Another problem is errors in the JHOVE2 software – some of the processed files generate exceptions, and the program crashes. We have sent a query in this matter to the program’s creators, attaching samples of files whose processing led to such errors.

We also have doubts about the use of Scan Tailor in batch mode. Batch processing using Scan Tailor needs to be applied with care – the conversion parameters need to be carefully chosen and tested, and the output files should themselves undergo an additional check, because the results of the program’s operation with fixed parameters on differing input files may not be as expected.

6-Does the program require additional or special devices?

Each of the programs was easy to install, configure, and integrate with the system currently used.  There are no special requirements above those that are met by the hardware and software currently in use.

7-Are you aware of any better solutions than this program?

Before the programs were chosen for the tests, alternative solutions were sought and analysed.  A basic requirement was the ability to run the programs from the command line or through APIs available for selected programming languages, with Perl preferred. The three programs chosen were those which at the time appeared to be the best for the selected uses.

8-What was the reason for using this program?

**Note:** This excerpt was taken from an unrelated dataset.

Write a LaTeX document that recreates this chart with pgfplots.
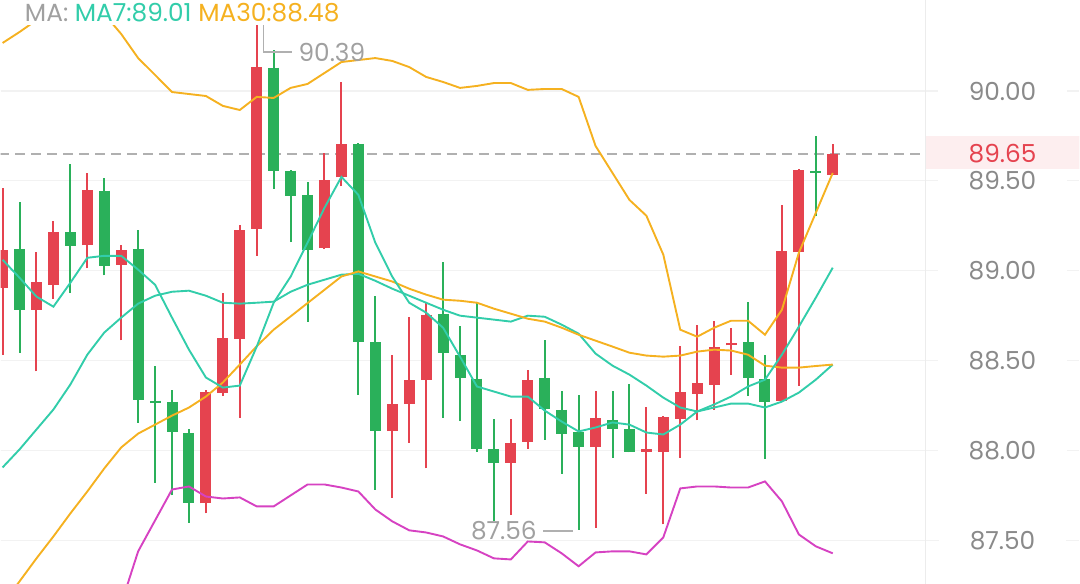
\documentclass[border=0pt]{standalone}
\usepackage{pgfplots}
\pgfplotsset{compat=1.18}
\usepackage{pgfplotstable}
\usepackage{fontspec}
\setmainfont{Poppins}

\definecolor{cred}{RGB}{229,67,79}
\definecolor{cgreen}{RGB}{42,176,90}
\definecolor{cteal}{RGB}{50,205,170}
\definecolor{corange}{RGB}{245,177,32}
\definecolor{cmag}{RGB}{214,66,194}
\definecolor{tickc}{RGB}{138,138,138}
\definecolor{lgray}{RGB}{160,160,160}
\definecolor{dashc}{RGB}{176,176,176}
\definecolor{gridc}{RGB}{242,242,242}
\definecolor{vlinec}{RGB}{236,236,236}
\definecolor{pinkbg}{RGB}{253,238,239}

% up candles (red): open=bottom, close=top
\pgfplotstableread{
i o c h l
0 88.906 89.117 89.461 88.533
2 88.782 88.935 89.104 88.440
3 88.922 89.218 89.278 88.843
5 89.141 89.450 89.546 89.015
7 89.033 89.117 89.144 88.613
12 87.706 88.326 88.335 87.650
13 88.320 88.626 88.876 88.302
14 88.620 89.228 89.252 88.182
15 89.232 90.131 90.394 89.083
19 89.126 89.506 89.654 89.120
20 89.519 89.706 90.048 89.469
23 88.108 88.261 88.533 87.737
24 88.259 88.394 88.741 88.043
25 88.391 88.756 88.820 87.900
30 87.932 88.043 88.178 87.641
31 88.048 88.394 88.450 88.011
35 88.019 88.182 88.330 87.570
38 87.994 88.006 88.241 87.760
39 87.991 88.185 88.191 87.589
40 88.178 88.324 88.580 87.959
41 88.317 88.376 88.700 88.167
42 88.367 88.574 88.722 88.228
43 88.585 88.597 88.681 88.422
46 88.278 89.107 89.367 88.270
47 89.102 89.561 89.567 88.361
49 89.533 89.650 89.706 89.530
}\upc

% down candles (green): open=top, close=bottom
\pgfplotstableread{
i o c h l
1 89.122 88.783 89.385 88.544
4 89.215 89.135 89.594 88.876
6 89.446 89.024 89.515 88.974
8 89.122 88.283 89.224 88.154
9 88.278 88.265 88.472 87.820
10 88.270 88.104 88.339 87.750
11 88.098 87.709 88.120 87.598
16 90.130 89.557 90.228 89.456
17 89.557 89.417 89.560 89.159
18 89.422 89.117 89.496 88.715
21 89.706 88.604 89.710 88.311
22 88.602 88.111 88.861 87.783
26 88.761 88.543 89.046 88.182
27 88.530 88.404 88.691 88.163
28 88.400 88.009 88.820 87.993
29 88.009 87.932 88.178 87.607
32 88.404 88.233 88.613 88.061
33 88.228 88.093 88.330 87.872
34 88.102 88.021 88.311 87.560
36 88.169 88.122 88.330 87.959
37 88.120 87.993 88.370 87.990
44 88.602 88.404 88.824 88.302
45 88.400 88.271 88.533 87.954
48 89.556 89.546 89.750 89.306
}\downc

% indicator lines
\pgfplotstableread{
i ma7 ma30 mid up dn
0 89.061 87.144 87.906 90.267 86.700
1 88.961 87.272 88.006 90.328 86.720
2 88.856 87.400 88.117 90.394 86.740
3 88.800 87.522 88.228 90.439 86.760
4 88.933 87.650 88.367 90.461 86.780
5 89.072 87.772 88.533 90.461 86.820
6 89.083 87.900 88.656 90.428 86.900
7 89.083 88.017 88.739 90.317 87.146
8 89.006 88.094 88.817 90.183 87.439
9 88.922 88.144 88.861 90.089 87.611
10 88.739 88.194 88.883 89.994 87.783
11 88.561 88.239 88.889 89.983 87.800
12 88.406 88.300 88.861 89.972 87.744
13 88.350 88.378 88.822 89.917 87.733
14 88.361 88.478 88.817 89.894 87.739
15 88.578 88.580 88.822 89.967 87.689
16 88.822 88.672 88.828 89.961 87.689
17 88.967 88.746 88.883 90.017 87.750
18 89.156 88.820 88.922 90.039 87.811
19 89.350 88.894 88.950 90.100 87.811
20 89.522 88.968 88.978 90.161 87.794
21 89.422 88.996 88.983 90.172 87.772
22 89.156 88.968 88.944 90.183 87.672
23 88.967 88.940 88.900 90.167 87.606
24 88.822 88.900 88.861 90.133 87.556
25 88.767 88.867 88.822 90.078 87.544
26 88.683 88.839 88.783 90.050 87.522
27 88.522 88.833 88.750 90.017 87.478
28 88.356 88.822 88.739 90.028 87.444
29 88.328 88.789 88.728 90.044 87.400
30 88.300 88.761 88.717 90.044 87.394
31 88.300 88.733 88.750 90.006 87.494
32 88.222 88.717 88.744 90.011 87.489
33 88.161 88.683 88.700 90.011 87.428
34 88.106 88.644 88.650 89.967 87.356
35 88.128 88.611 88.539 89.694 87.433
36 88.156 88.578 88.472 89.544 87.439
37 88.144 88.544 88.422 89.394 87.439
38 88.100 88.528 88.361 89.306 87.422
39 88.089 88.522 88.294 89.089 87.517
40 88.144 88.528 88.239 88.672 87.789
41 88.217 88.550 88.217 88.633 87.800
42 88.256 88.561 88.239 88.683 87.800
43 88.300 88.556 88.261 88.722 87.794
44 88.356 88.533 88.261 88.722 87.794
45 88.394 88.472 88.239 88.644 87.828
46 88.533 88.461 88.272 88.783 87.717
47 88.689 88.461 88.322 89.100 87.533
48 88.850 88.470 88.394 89.322 87.467
49 89.017 88.478 88.478 89.544 87.428
}\lines

\begin{document}
\begin{tikzpicture}
\begin{axis}[
  width=540pt, height=292pt, scale only axis,
  xmin=-0.118, xmax=63.56, ymin=87.261, ymax=90.506,
  axis line style={draw=none},
  xtick=\empty,
  ytick={87.5,88,88.5,89,89.5,90},
  major tick length=0pt,
  scaled y ticks=false,
  ymajorgrids,
  grid style={color=gridc, line width=0.6pt},
  yticklabel style={/pgf/number format/fixed,
    /pgf/number format/fixed zerofill,
    /pgf/number format/precision=2,
    /pgf/number format/assume math mode=true,
    anchor=center, xshift=501.5pt, fill=white,
    inner xsep=15.5pt, inner ysep=1pt, text=tickc,
    font=\fontsize{12.4}{14}\selectfont},
]
% vertical separator and price tag
\draw[vlinec, line width=0.6pt] (axis cs:54.48,87.0) -- (axis cs:54.48,91.0);
\fill[pinkbg] (axis cs:54.48,89.567) rectangle (axis cs:63.7,89.75);
\draw[dashc, line width=0.8pt, dash pattern=on 5pt off 3pt] (axis cs:-0.2,89.65) -- (axis cs:54.48,89.65);

% candles: wicks
\addplot[cred, line width=1pt, no markers, quiver={u=0, v=\thisrow{h}-\thisrow{l}}]
  table[x=i, y=l] {\upc};
\addplot[cgreen, line width=1pt, no markers, quiver={u=0, v=\thisrow{h}-\thisrow{l}}]
  table[x=i, y=l] {\downc};
% candles: bodies
\addplot[cred, line width=5.5pt, no markers, quiver={u=0, v=\thisrow{c}-\thisrow{o}}]
  table[x=i, y=o] {\upc};
\addplot[cgreen, line width=5.5pt, no markers, quiver={u=0, v=\thisrow{c}-\thisrow{o}}]
  table[x=i, y=o] {\downc};

% indicator lines
\addplot[cmag, line width=0.95pt, no markers] table[x=i, y=dn] {\lines};
\addplot[corange, line width=0.95pt, no markers] table[x=i, y=up] {\lines};
\addplot[cteal, line width=0.95pt, no markers] table[x=i, y=mid] {\lines};
\addplot[corange, line width=0.95pt, no markers] table[x=i, y=ma30] {\lines};
\addplot[cteal, line width=0.95pt, no markers] table[x=i, y=ma7] {\lines};

% annotations
\draw[dashc, line width=0.7pt] (axis cs:15.39,90.394) -- (axis cs:15.39,90.217) -- (axis cs:17.1,90.217);
\node[anchor=west, text=lgray, inner sep=0pt, font=\fontsize{12.4}{14}\selectfont] at (axis cs:17.45,90.217) {90.39};
\draw[dashc, line width=0.7pt] (axis cs:31.9,87.553) -- (axis cs:33.67,87.553);
\node[anchor=east, text=lgray, inner sep=0pt, font=\fontsize{12.4}{14}\selectfont] at (axis cs:31.55,87.553) {87.56};
\node[text=cred, inner sep=0pt, font=\fontsize{12.4}{14}\selectfont] at (axis cs:59.02,89.65) {89.65};

% legend text
\node[anchor=base west, fill=white, inner xsep=1pt, inner ysep=1.5pt, font=\fontsize{12.4}{14}\selectfont]
  at (axis cs:1.18,90.389) {\textcolor{lgray}{MA:} \textcolor{cteal}{MA7:89.01} \textcolor{corange}{MA30:88.48}};
\end{axis}
\end{tikzpicture}
\end{document}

The system currently used for automated conversion and publication of documents in the digital library – a self-developed system, using a set of Perl scripts – does not address the issues of verification of the processed files, minimization of output file sizes, and improvement of their visual quality. The idea arose of making use of available free tools implementing appropriate functionalities. Three programs were chosen, and it was decided to test their usefulness in terms of:

a) verification of compliance of input files with the TIFF format – JHOVE2;

b) conversion to JPG format to reduce the size of the output files – ImageMagick;

c) improvement of visual quality of output files – Scan Tailor.